[EXERCISE TASK] Leave out the pictures and repeat the rest of the material exactly.

[SOURCE DATA]
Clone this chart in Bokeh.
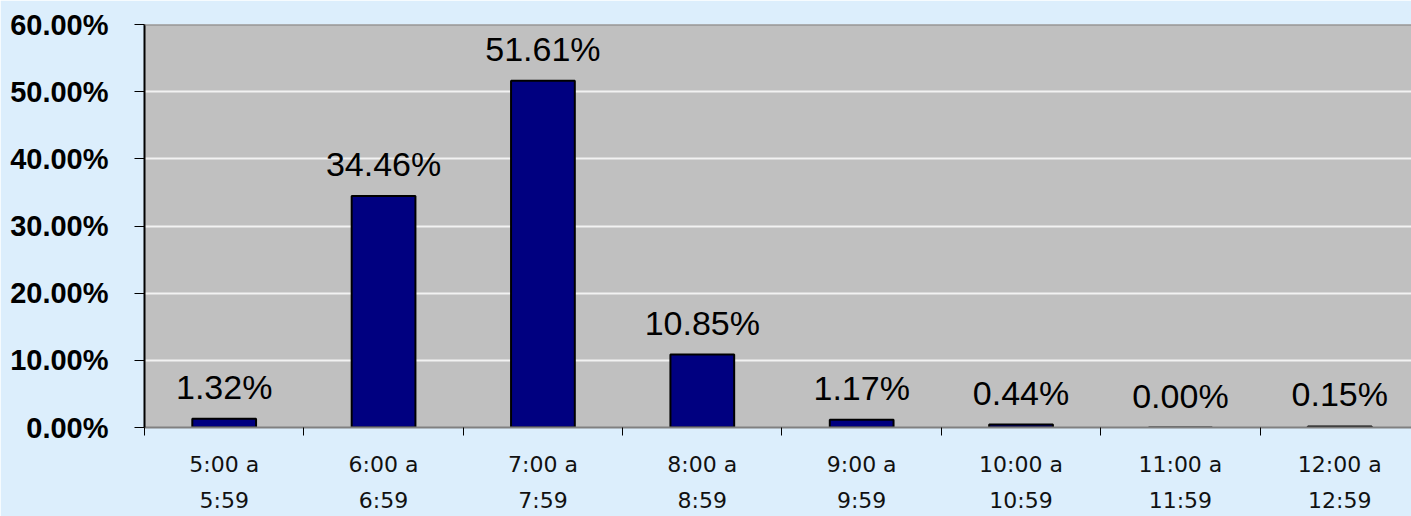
from bokeh.plotting import figure
from bokeh.models import (Range1d, FixedTicker, LinearAxis, Span, ColumnDataSource)
from bokeh.core.properties import value
from bokeh.embed import file_html
from bokeh.resources import INLINE

# ---- data ----
start_labels = ["5:00 a", "6:00 a", "7:00 a", "8:00 a", "9:00 a", "10:00 a", "11:00 a", "12:00 a"]
end_labels = ["5:59", "6:59", "7:59", "8:59", "9:59", "10:59", "11:59", "12:59"]
shares = [1.32, 34.46, 51.61, 10.85, 1.17, 0.44, 0.00, 0.15]
y_ticks = [0, 10, 20, 30, 40, 50, 60]
y_tick_labels = ["0.00%", "10.00%", "20.00%", "30.00%", "40.00%", "50.00%", "60.00%"]

n = len(shares)
centers = [i + 0.5 for i in range(n)]
bounds = [float(i) for i in range(n + 1)]
src = ColumnDataSource(dict(x=centers, top=shares,
                            lab=[f"{v:.2f}%" for v in shares]))

BG = "#DCEEFC"

p = figure(width=1411, height=516, output_backend="svg", toolbar_location=None,
           x_range=Range1d(0, 7.95), y_range=Range1d(0, 60),
           x_axis_location=None, y_axis_location=None,
           min_border_left=144, min_border_top=24, min_border_right=0,
           min_border_bottom=89)
p.background_fill_color = "#C0C0C0"
p.border_fill_color = BG
p.outline_line_color = None

p.xgrid.grid_line_color = None
p.ygrid.ticker = FixedTicker(ticks=y_ticks)
p.ygrid.grid_line_color = "#F2F2F2"
p.ygrid.grid_line_width = 2

# y axis
yax = LinearAxis(ticker=FixedTicker(ticks=y_ticks))
yax.major_label_overrides = {t: l for t, l in zip(y_ticks, y_tick_labels)}
yax.axis_line_color = "black"
yax.axis_line_width = 2
yax.major_tick_line_color = "black"
yax.major_tick_line_width = 1
yax.major_tick_out = 10
yax.major_tick_in = 0
yax.minor_tick_line_color = None
yax.major_label_standoff = 26
yax.major_label_text_font = "Liberation Sans"
yax.major_label_text_font_style = "bold"
yax.major_label_text_font_size = "29px"
yax.major_label_text_color = "black"
p.add_layout(yax, "left")

# x axis line 1 (with boundary ticks as minor ticks)
xax = LinearAxis(ticker=FixedTicker(ticks=centers, minor_ticks=bounds))
xax.major_label_overrides = {c: l for c, l in zip(centers, start_labels)}
xax.axis_line_color = "#808080"
xax.axis_line_width = 2
xax.major_tick_line_color = None
xax.major_tick_out = 0
xax.major_tick_in = 0
xax.minor_tick_line_color = "black"
xax.minor_tick_line_width = 1
xax.minor_tick_out = 8
xax.minor_tick_in = 0
xax.major_label_standoff = 16
xax.major_label_text_font = "DejaVu Sans"
xax.major_label_text_font_size = "22px"
xax.major_label_text_color = "#111111"
p.add_layout(xax, "below")

# x axis line 2
xax2 = LinearAxis(ticker=FixedTicker(ticks=centers, minor_ticks=[]))
xax2.major_label_overrides = {c: l for c, l in zip(centers, end_labels)}
xax2.axis_line_color = None
xax2.major_tick_line_color = None
xax2.minor_tick_line_color = None
xax2.major_tick_out = 0
xax2.major_tick_in = 0
xax2.major_label_standoff = 8
xax2.major_label_text_font = "DejaVu Sans"
xax2.major_label_text_font_size = "22px"
xax2.major_label_text_color = "#111111"
p.add_layout(xax2, "below")

# top border of plot area
p.add_layout(Span(location=60, dimension="width", line_color="#808080", line_width=2))

# bars
p.vbar(x="x", top="top", bottom=0, width=0.4, source=src,
       fill_color="#000080", line_color="black", line_width=2)

# value labels
p.text(x="x", y="top", text="lab", source=src, text_align="center",
       text_baseline="alphabetic", y_offset=-32,
       text_font=value("Liberation Sans"), text_font_size="34px", text_color="black")

html = file_html(p, INLINE)
html = html.replace("<body>", f'<body style="background:{BG};margin:0">', 1)
open("out.html", "w").write(html)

[OUTPUT OF THE TASK]
Clone this chart in Bokeh.
from bokeh.plotting import figure
from bokeh.models import (Range1d, FixedTicker, LinearAxis, Span, ColumnDataSource)
from bokeh.core.properties import value
from bokeh.embed import file_html
from bokeh.resources import INLINE

# ---- data ----
start_labels = ["5:00 a", "6:00 a", "7:00 a", "8:00 a", "9:00 a", "10:00 a", "11:00 a", "12:00 a"]
end_labels = ["5:59", "6:59", "7:59", "8:59", "9:59", "10:59", "11:59", "12:59"]
shares = [1.32, 34.46, 51.61, 10.85, 1.17, 0.44, 0.00, 0.15]
y_ticks = [0, 10, 20, 30, 40, 50, 60]
y_tick_labels = ["0.00%", "10.00%", "20.00%", "30.00%", "40.00%", "50.00%", "60.00%"]

n = len(shares)
centers = [i + 0.5 for i in range(n)]
bounds = [float(i) for i in range(n + 1)]
src = ColumnDataSource(dict(x=centers, top=shares,
                            lab=[f"{v:.2f}%" for v in shares]))

BG = "#DCEEFC"

p = figure(width=1411, height=516, output_backend="svg", toolbar_location=None,
           x_range=Range1d(0, 7.95), y_range=Range1d(0, 60),
           x_axis_location=None, y_axis_location=None,
           min_border_left=144, min_border_top=24, min_border_right=0,
           min_border_bottom=89)
p.background_fill_color = "#C0C0C0"
p.border_fill_color = BG
p.outline_line_color = None

p.xgrid.grid_line_color = None
p.ygrid.ticker = FixedTicker(ticks=y_ticks)
p.ygrid.grid_line_color = "#F2F2F2"
p.ygrid.grid_line_width = 2

# y axis
yax = LinearAxis(ticker=FixedTicker(ticks=y_ticks))
yax.major_label_overrides = {t: l for t, l in zip(y_ticks, y_tick_labels)}
yax.axis_line_color = "black"
yax.axis_line_width = 2
yax.major_tick_line_color = "black"
yax.major_tick_line_width = 1
yax.major_tick_out = 10
yax.major_tick_in = 0
yax.minor_tick_line_color = None
yax.major_label_standoff = 26
yax.major_label_text_font = "Liberation Sans"
yax.major_label_text_font_style = "bold"
yax.major_label_text_font_size = "29px"
yax.major_label_text_color = "black"
p.add_layout(yax, "left")

# x axis line 1 (with boundary ticks as minor ticks)
xax = LinearAxis(ticker=FixedTicker(ticks=centers, minor_ticks=bounds))
xax.major_label_overrides = {c: l for c, l in zip(centers, start_labels)}
xax.axis_line_color = "#808080"
xax.axis_line_width = 2
xax.major_tick_line_color = None
xax.major_tick_out = 0
xax.major_tick_in = 0
xax.minor_tick_line_color = "black"
xax.minor_tick_line_width = 1
xax.minor_tick_out = 8
xax.minor_tick_in = 0
xax.major_label_standoff = 16
xax.major_label_text_font = "DejaVu Sans"
xax.major_label_text_font_size = "22px"
xax.major_label_text_color = "#111111"
p.add_layout(xax, "below")

# x axis line 2
xax2 = LinearAxis(ticker=FixedTicker(ticks=centers, minor_ticks=[]))
xax2.major_label_overrides = {c: l for c, l in zip(centers, end_labels)}
xax2.axis_line_color = None
xax2.major_tick_line_color = None
xax2.minor_tick_line_color = None
xax2.major_tick_out = 0
xax2.major_tick_in = 0
xax2.major_label_standoff = 8
xax2.major_label_text_font = "DejaVu Sans"
xax2.major_label_text_font_size = "22px"
xax2.major_label_text_color = "#111111"
p.add_layout(xax2, "below")

# top border of plot area
p.add_layout(Span(location=60, dimension="width", line_color="#808080", line_width=2))

# bars
p.vbar(x="x", top="top", bottom=0, width=0.4, source=src,
       fill_color="#000080", line_color="black", line_width=2)

# value labels
p.text(x="x", y="top", text="lab", source=src, text_align="center",
       text_baseline="alphabetic", y_offset=-32,
       text_font=value("Liberation Sans"), text_font_size="34px", text_color="black")

html = file_html(p, INLINE)
html = html.replace("<body>", f'<body style="background:{BG};margin:0">', 1)
open("out.html", "w").write(html)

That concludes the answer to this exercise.